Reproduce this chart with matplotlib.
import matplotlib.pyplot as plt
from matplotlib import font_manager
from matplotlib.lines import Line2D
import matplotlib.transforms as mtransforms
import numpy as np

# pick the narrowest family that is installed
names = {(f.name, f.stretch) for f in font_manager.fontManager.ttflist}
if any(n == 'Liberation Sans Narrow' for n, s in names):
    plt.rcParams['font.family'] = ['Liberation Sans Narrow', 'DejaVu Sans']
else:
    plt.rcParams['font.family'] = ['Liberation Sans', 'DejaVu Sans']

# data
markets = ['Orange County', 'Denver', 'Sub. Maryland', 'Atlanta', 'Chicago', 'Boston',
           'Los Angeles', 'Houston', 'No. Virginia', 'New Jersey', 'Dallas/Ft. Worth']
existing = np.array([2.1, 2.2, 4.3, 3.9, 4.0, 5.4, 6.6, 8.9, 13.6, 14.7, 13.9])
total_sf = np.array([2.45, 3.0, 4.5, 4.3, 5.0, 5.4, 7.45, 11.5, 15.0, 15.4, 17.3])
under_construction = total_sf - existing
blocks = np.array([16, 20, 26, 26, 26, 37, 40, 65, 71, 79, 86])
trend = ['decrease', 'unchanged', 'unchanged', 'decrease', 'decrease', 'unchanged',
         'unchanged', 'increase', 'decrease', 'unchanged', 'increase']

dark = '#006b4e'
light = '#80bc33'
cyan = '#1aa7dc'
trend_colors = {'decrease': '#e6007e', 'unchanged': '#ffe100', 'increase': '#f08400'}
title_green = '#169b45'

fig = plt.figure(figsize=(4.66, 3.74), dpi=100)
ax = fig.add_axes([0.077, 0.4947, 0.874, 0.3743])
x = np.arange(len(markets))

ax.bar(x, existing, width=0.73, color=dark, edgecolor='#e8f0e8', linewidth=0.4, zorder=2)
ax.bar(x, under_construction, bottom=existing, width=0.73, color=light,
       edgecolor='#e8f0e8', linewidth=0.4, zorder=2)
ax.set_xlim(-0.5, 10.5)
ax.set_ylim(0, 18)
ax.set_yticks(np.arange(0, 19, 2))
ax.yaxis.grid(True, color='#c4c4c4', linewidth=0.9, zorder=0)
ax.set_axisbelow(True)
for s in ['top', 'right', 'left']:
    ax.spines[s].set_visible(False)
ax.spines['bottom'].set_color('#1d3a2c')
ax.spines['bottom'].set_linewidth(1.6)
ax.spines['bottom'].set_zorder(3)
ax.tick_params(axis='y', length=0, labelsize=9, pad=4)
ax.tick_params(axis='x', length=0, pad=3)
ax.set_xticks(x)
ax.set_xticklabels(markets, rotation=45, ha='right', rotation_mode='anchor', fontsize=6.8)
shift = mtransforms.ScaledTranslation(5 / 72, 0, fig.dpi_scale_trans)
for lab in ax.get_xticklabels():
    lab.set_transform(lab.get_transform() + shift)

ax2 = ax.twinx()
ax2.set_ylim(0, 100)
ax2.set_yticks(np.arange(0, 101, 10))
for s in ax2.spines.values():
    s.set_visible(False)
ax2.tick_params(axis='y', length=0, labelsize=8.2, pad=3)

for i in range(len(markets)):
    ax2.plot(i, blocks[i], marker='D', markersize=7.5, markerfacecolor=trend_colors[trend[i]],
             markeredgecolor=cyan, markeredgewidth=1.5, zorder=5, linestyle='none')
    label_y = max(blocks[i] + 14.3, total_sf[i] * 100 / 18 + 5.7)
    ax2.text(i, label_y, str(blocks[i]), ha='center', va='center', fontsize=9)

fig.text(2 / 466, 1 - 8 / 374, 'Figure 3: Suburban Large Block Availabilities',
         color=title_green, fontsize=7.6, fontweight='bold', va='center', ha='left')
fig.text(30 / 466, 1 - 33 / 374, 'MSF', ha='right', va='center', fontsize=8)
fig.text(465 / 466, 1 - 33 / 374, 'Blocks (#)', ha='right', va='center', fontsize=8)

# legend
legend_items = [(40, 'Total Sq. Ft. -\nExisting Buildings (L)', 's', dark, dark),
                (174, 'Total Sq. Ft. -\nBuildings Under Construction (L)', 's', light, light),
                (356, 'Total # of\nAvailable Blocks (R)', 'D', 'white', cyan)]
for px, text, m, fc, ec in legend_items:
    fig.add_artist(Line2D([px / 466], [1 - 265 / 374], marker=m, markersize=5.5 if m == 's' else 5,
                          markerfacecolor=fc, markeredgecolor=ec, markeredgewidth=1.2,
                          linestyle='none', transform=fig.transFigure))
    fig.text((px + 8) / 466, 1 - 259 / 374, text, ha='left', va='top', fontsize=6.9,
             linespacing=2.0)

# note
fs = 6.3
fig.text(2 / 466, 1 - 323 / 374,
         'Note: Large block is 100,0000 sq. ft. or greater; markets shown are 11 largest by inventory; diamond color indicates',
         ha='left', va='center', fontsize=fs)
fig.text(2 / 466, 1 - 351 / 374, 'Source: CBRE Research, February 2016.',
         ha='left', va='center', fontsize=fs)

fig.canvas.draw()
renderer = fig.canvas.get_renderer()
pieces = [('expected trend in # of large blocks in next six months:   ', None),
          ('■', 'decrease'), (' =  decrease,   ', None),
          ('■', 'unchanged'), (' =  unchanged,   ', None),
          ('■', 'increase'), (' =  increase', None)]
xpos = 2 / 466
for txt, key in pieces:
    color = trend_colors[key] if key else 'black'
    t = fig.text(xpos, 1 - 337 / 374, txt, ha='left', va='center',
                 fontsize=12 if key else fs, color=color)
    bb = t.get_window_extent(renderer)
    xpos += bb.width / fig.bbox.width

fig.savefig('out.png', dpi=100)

__________

## WHAT THE TASK REQUIRES
Begin with the first line of the listing and copy exactly through the line that contains "lab.set_transform(lab.get_transform() + shift)", please, keeping both ends and leaving out everything after.

## CORRECT OUTPUT
Reproduce this chart with matplotlib.
import matplotlib.pyplot as plt
from matplotlib import font_manager
from matplotlib.lines import Line2D
import matplotlib.transforms as mtransforms
import numpy as np

# pick the narrowest family that is installed
names = {(f.name, f.stretch) for f in font_manager.fontManager.ttflist}
if any(n == 'Liberation Sans Narrow' for n, s in names):
    plt.rcParams['font.family'] = ['Liberation Sans Narrow', 'DejaVu Sans']
else:
    plt.rcParams['font.family'] = ['Liberation Sans', 'DejaVu Sans']

# data
markets = ['Orange County', 'Denver', 'Sub. Maryland', 'Atlanta', 'Chicago', 'Boston',
           'Los Angeles', 'Houston', 'No. Virginia', 'New Jersey', 'Dallas/Ft. Worth']
existing = np.array([2.1, 2.2, 4.3, 3.9, 4.0, 5.4, 6.6, 8.9, 13.6, 14.7, 13.9])
total_sf = np.array([2.45, 3.0, 4.5, 4.3, 5.0, 5.4, 7.45, 11.5, 15.0, 15.4, 17.3])
under_construction = total_sf - existing
blocks = np.array([16, 20, 26, 26, 26, 37, 40, 65, 71, 79, 86])
trend = ['decrease', 'unchanged', 'unchanged', 'decrease', 'decrease', 'unchanged',
         'unchanged', 'increase', 'decrease', 'unchanged', 'increase']

dark = '#006b4e'
light = '#80bc33'
cyan = '#1aa7dc'
trend_colors = {'decrease': '#e6007e', 'unchanged': '#ffe100', 'increase': '#f08400'}
title_green = '#169b45'

fig = plt.figure(figsize=(4.66, 3.74), dpi=100)
ax = fig.add_axes([0.077, 0.4947, 0.874, 0.3743])
x = np.arange(len(markets))

ax.bar(x, existing, width=0.73, color=dark, edgecolor='#e8f0e8', linewidth=0.4, zorder=2)
ax.bar(x, under_construction, bottom=existing, width=0.73, color=light,
       edgecolor='#e8f0e8', linewidth=0.4, zorder=2)
ax.set_xlim(-0.5, 10.5)
ax.set_ylim(0, 18)
ax.set_yticks(np.arange(0, 19, 2))
ax.yaxis.grid(True, color='#c4c4c4', linewidth=0.9, zorder=0)
ax.set_axisbelow(True)
for s in ['top', 'right', 'left']:
    ax.spines[s].set_visible(False)
ax.spines['bottom'].set_color('#1d3a2c')
ax.spines['bottom'].set_linewidth(1.6)
ax.spines['bottom'].set_zorder(3)
ax.tick_params(axis='y', length=0, labelsize=9, pad=4)
ax.tick_params(axis='x', length=0, pad=3)
ax.set_xticks(x)
ax.set_xticklabels(markets, rotation=45, ha='right', rotation_mode='anchor', fontsize=6.8)
shift = mtransforms.ScaledTranslation(5 / 72, 0, fig.dpi_scale_trans)
for lab in ax.get_xticklabels():
    lab.set_transform(lab.get_transform() + shift)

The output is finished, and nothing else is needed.